Although such a picture seems to be deliriously optimistic, to say the least, one recent glimmer of hope was the bank’s announcement that it had made some progress in transferring money through telegraphic transfer (TT), most commonly used by traders when importing commodities. As such, commercial banks can now execute international money transactions.
And it would seem that the Taliban is also looking for other channels of financial support. “They are looking forward to China and Russia, and some other countries as well. It seems that sooner or later, they will be successful in dialogue,” according to Al-Falahi. Pakistan is also mulling options to help its neighbour. According to a notification from Pakistan’s Ministry of Economic Affairs, the State Bank of Pakistan’s (SBP’s) governor, Dr. Reza Baqir, presented various options to support Da Afghanistan Bank.
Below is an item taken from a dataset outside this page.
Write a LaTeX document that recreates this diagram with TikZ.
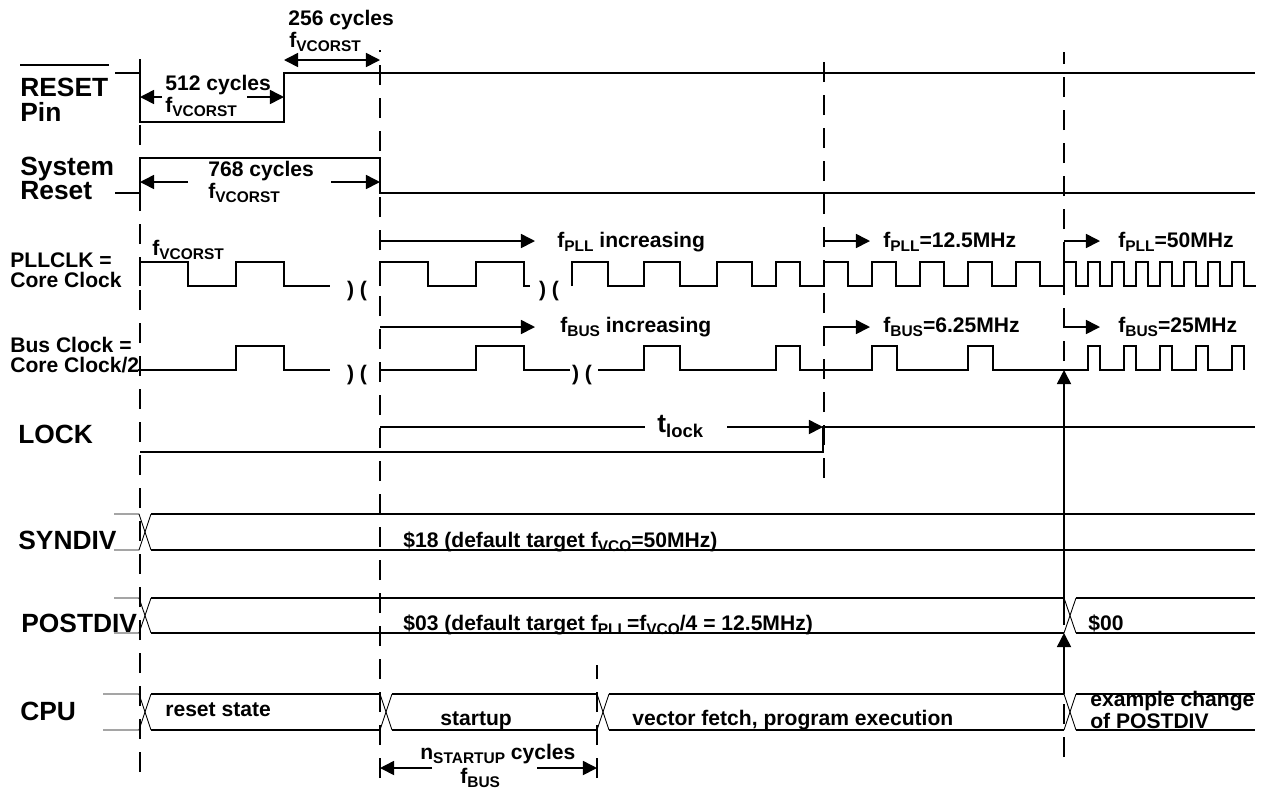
\documentclass[tikz,border=0pt]{standalone}
\usepackage{fontspec}
\setmainfont{Liberation Sans}
\usepackage{tikz}
\usetikzlibrary{arrows.meta}
\newcommand{\lowsub}[1]{\raisebox{-2.8pt}{\fontsize{8.8}{9}\selectfont #1}}

\begin{document}
\begin{tikzpicture}[
    x=0.02cm, y=-0.02cm,
    % waveform, bus and guide line styles
    sig/.style={line width=1.1pt, line join=miter},
    bus/.style={line width=0.8pt},
    xing/.style={line width=0.5pt},
    guide/.style={line width=1.1pt, dash pattern=on 0.4cm off 0.26cm},
    dim/.style={line width=0.9pt, >={Triangle[length=8pt,width=8pt]}},
    % row labels and annotations
    lbl/.style={anchor=base west, inner sep=0pt, font=\fontsize{15}{16}\selectfont\bfseries},
    note/.style={anchor=base west, inner sep=0pt, font=\fontsize{12}{13}\selectfont\bfseries}
]
    \path[fill=white] (0,0) rectangle (1274,789);

    % --- DASHED TIME MARKERS (drawn bottom-up so a dash ends each line) ---
    \foreach \gx/\gtop/\gbot in {140/50/772, 380/50/778, 824/52/478, 1064/52/757, 597/665/778}
        \draw[guide] (\gx,\gbot) -- (\gx,\gtop);

    % --- ROW LABELS ---
    \node[lbl] (lbl-reset) at (20,96) {RESET};
    \node[lbl] (lbl-pin) at (20,121.5) {Pin};
    \draw[sig] ([yshift=0.24cm]lbl-reset.north west) -- ([yshift=0.24cm]lbl-reset.north east);
    \node[lbl] (lbl-sys) at (20,175) {System};
    \node[lbl] (lbl-sysrst) at (20,199) {Reset};
    \node[note] (lbl-pll) at (10,267) {PLLCLK =};
    \node[note] (lbl-core) at (10,287) {Core Clock};
    \node[note] (lbl-bus) at (10,352) {Bus Clock =};
    \node[note] (lbl-core2) at (10,372) {Core Clock/2};
    \node[lbl] (lbl-lock) at (18,443) {LOCK};
    \node[lbl] (lbl-syndiv) at (18,549) {SYNDIV};
    \node[lbl] (lbl-postdiv) at (21,632) {POSTDIV};
    \node[lbl] (lbl-cpu) at (20,720) {CPU};

    % --- RESET PIN AND SYSTEM RESET ---
    \draw[sig] (115,73) -- (140,73) -- (140,122) -- (284,122) -- (284,73) -- (1255,73);
    \draw[sig] (115,193) -- (140,193) -- (140,158) -- (380,158) -- (380,193) -- (1255,193);

    \node[note] (n256) at (288,25) {256 cycles};
    \node[note] (n256f) at (289,47) {f\lowsub{VCORST}};
    \draw[dim, <->] (284,60) -- (380,60);

    \node[note] (n512) at (165,90) {512 cycles};
    \node[note] (n512f) at (165,112) {f\lowsub{VCORST}};
    \draw[dim, ->] (162,97) -- (140,97);
    \draw[dim, ->] (247,97) -- (284,97);

    \node[note] (n768) at (208,176) {768 cycles};
    \node[note] (n768f) at (208,198) {f\lowsub{VCORST}};
    \draw[dim, ->] (188,182) -- (140,182);
    \draw[dim, ->] (331,182) -- (380,182);

    % --- PLLCLK = CORE CLOCK ---
    \node[note] (pll-f0) at (152,255) {f\lowsub{VCORST}};
    \draw[sig] (140,286) -- (140,262) -- (188,262) -- (188,286) -- (236,286) -- (236,262) -- (284,262) -- (284,286) -- (330,286);
    \draw[sig] (380,286) -- (380,262) -- (428,262) -- (428,286) -- (476,286) -- (476,262) -- (524,262) -- (524,286) -- (530,286);
    \draw[sig] (572,286)
        \foreach \a/\b in {572/608, 644/680, 717/752, 776/800} { -- (\a,286) -- (\a,262) -- (\b,262) -- (\b,286) }
        \foreach \k in {0,...,4} { -- (824+48*\k,286) -- (824+48*\k,262) -- (848+48*\k,262) -- (848+48*\k,286) }
        \foreach \k in {0,...,7} { -- (1064+24*\k,286) -- (1064+24*\k,262) -- (1076+24*\k,262) -- (1076+24*\k,286) }
        -- (1256,286);
    \node[note, anchor=base] (brk-pll-1) at (357,296) {) (};
    \node[note, anchor=base] (brk-pll-2) at (549,296) {) (};

    \draw[dim, ->] (380,241) -- (535,241);
    \node[note] (pll-f1) at (557,247) {f\lowsub{PLL} increasing};
    \draw[dim, ->] (824,241) -- (870,241);
    \node[note] (pll-f2) at (883,247) {f\lowsub{PLL}=12.5MHz};
    \draw[dim, ->] (1064,241) -- (1100,241);
    \node[note] (pll-f3) at (1118,247) {f\lowsub{PLL}=50MHz};

    % --- BUS CLOCK = CORE CLOCK/2 ---
    \draw[sig] (138,370) -- (236,370) -- (236,346) -- (284,346) -- (284,370) -- (330,370);
    \draw[sig] (380,370) -- (476,370) -- (476,346) -- (524,346) -- (524,370) -- (570,370);
    \draw[sig] (598,370)
        \foreach \a/\b in {644/680, 776/800, 872/897, 968/993} { -- (\a,370) -- (\a,346) -- (\b,346) -- (\b,370) }
        \foreach \k in {0,...,4} { -- (1088+36*\k,370) -- (1088+36*\k,346) -- (1100+36*\k,346) -- (1100+36*\k,370) };
    \node[note, anchor=base] (brk-bus-1) at (357,380) {) (};
    \node[note, anchor=base] (brk-bus-2) at (582,380) {) (};

    \draw[dim, ->] (380,327) -- (535,327);
    \node[note] (bus-f1) at (560,332) {f\lowsub{BUS} increasing};
    \draw[dim, ->] (824,327) -- (870,327);
    \node[note] (bus-f2) at (883,332) {f\lowsub{BUS}=6.25MHz};
    \draw[dim, ->] (1064,327) -- (1100,327);
    \node[note] (bus-f3) at (1118,332) {f\lowsub{BUS}=25MHz};

    % --- LOCK ---
    \draw[sig] (140,452) -- (823,452) -- (823,427) -- (1255,427);
    \node[anchor=base west, inner sep=0pt, font=\fontsize{15}{16}\selectfont\bfseries] (tlock) at (657,432)
        {t\raisebox{-3pt}{\fontsize{10.5}{11}\selectfont lock}};
    \draw[dim] (380,427) -- (645,427);
    \draw[dim, ->] (727,427) -- (823,427);

    % --- BUSES: SYNDIV, POSTDIV, CPU ---
    \foreach \yt/\yb/\xs in {514/550/114, 598/633/114, 694/730/103} {
        \draw[xing] (\xs,\yt) -- (139,\yt) -- (151,\yb);
        \draw[xing] (\xs,\yb) -- (139,\yb) -- (151,\yt);
    }
    \foreach \yt/\yb/\xc in {598/633/1064, 694/730/380, 694/730/597, 694/730/1064} {
        \draw[xing] (\xc,\yt) -- (\xc+12,\yb);
        \draw[xing] (\xc,\yb) -- (\xc+12,\yt);
    }
    \foreach \yt/\yb/\xa/\xb in {514/550/151/1255, 598/633/151/1064, 598/633/1076/1255,
                                 694/730/151/380, 694/730/392/597, 694/730/609/1064, 694/730/1076/1255} {
        \draw[bus] (\xa,\yt) -- (\xb,\yt);
        \draw[bus] (\xa,\yb) -- (\xb,\yb);
    }

    \node[note] (syn-val) at (403,547) {\$18 (default target f\lowsub{VCO}=50MHz)};
    \node[note] (post-val) at (403,630) {\$03 (default target f\lowsub{PLL}=f\lowsub{VCO}/4 = 12.5MHz)};
    \node[note] (post-new) at (1088,630) {\$00};
    \node[note] (cpu-rst) at (165,716) {reset state};
    \node[note] (cpu-start) at (440,725) {startup};
    \node[note] (cpu-run) at (632,725) {vector fetch, program execution};
    \node[note] (cpu-chg1) at (1090,706) {example change};
    \node[note] (cpu-chg2) at (1090,728) {of POSTDIV};

    % --- POSTDIV CHANGE MARKER ---
    \coordinate (chg) at (1064,694);
    \coordinate (chg-div) at (1064,633);
    \coordinate (chg-mid) at (1064,615);
    \coordinate (chg-bus) at (1064,370);
    \draw[dim, ->] (chg) -- (chg-div);
    \draw[dim, ->] (chg-mid) -- (chg-bus);

    % --- STARTUP LENGTH ---
    \node[note] (nstart) at (420,759) {n\lowsub{STARTUP} cycles};
    \node[note] (nstart-f) at (460,783) {f\lowsub{BUS}};
    \draw[dim, ->] (432,768) -- (380,768);
    \draw[dim, ->] (537,768) -- (597,768);
\end{tikzpicture}
\end{document}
“Sources maintained that the SBP governor highlighted the areas of cooperation, particularly where the Taliban government immediately needed the assistance of Pakistan. They said that Dr. Baqir stated that for the smooth functioning of the banking system under the Taliban regime, Pakistan could assist to print Afghan currency,” the Pakistani news publication The Express Tribune reported on September 29, adding that the governor has also reportedly pitched extending credit lines to the central bank of Afghanistan and providing technical assistance. “However, Dr. Baqir raised the question about extending the support in [the] absence of formal recognition of the Afghan government by Pakistan. He was not available to comment on the development.”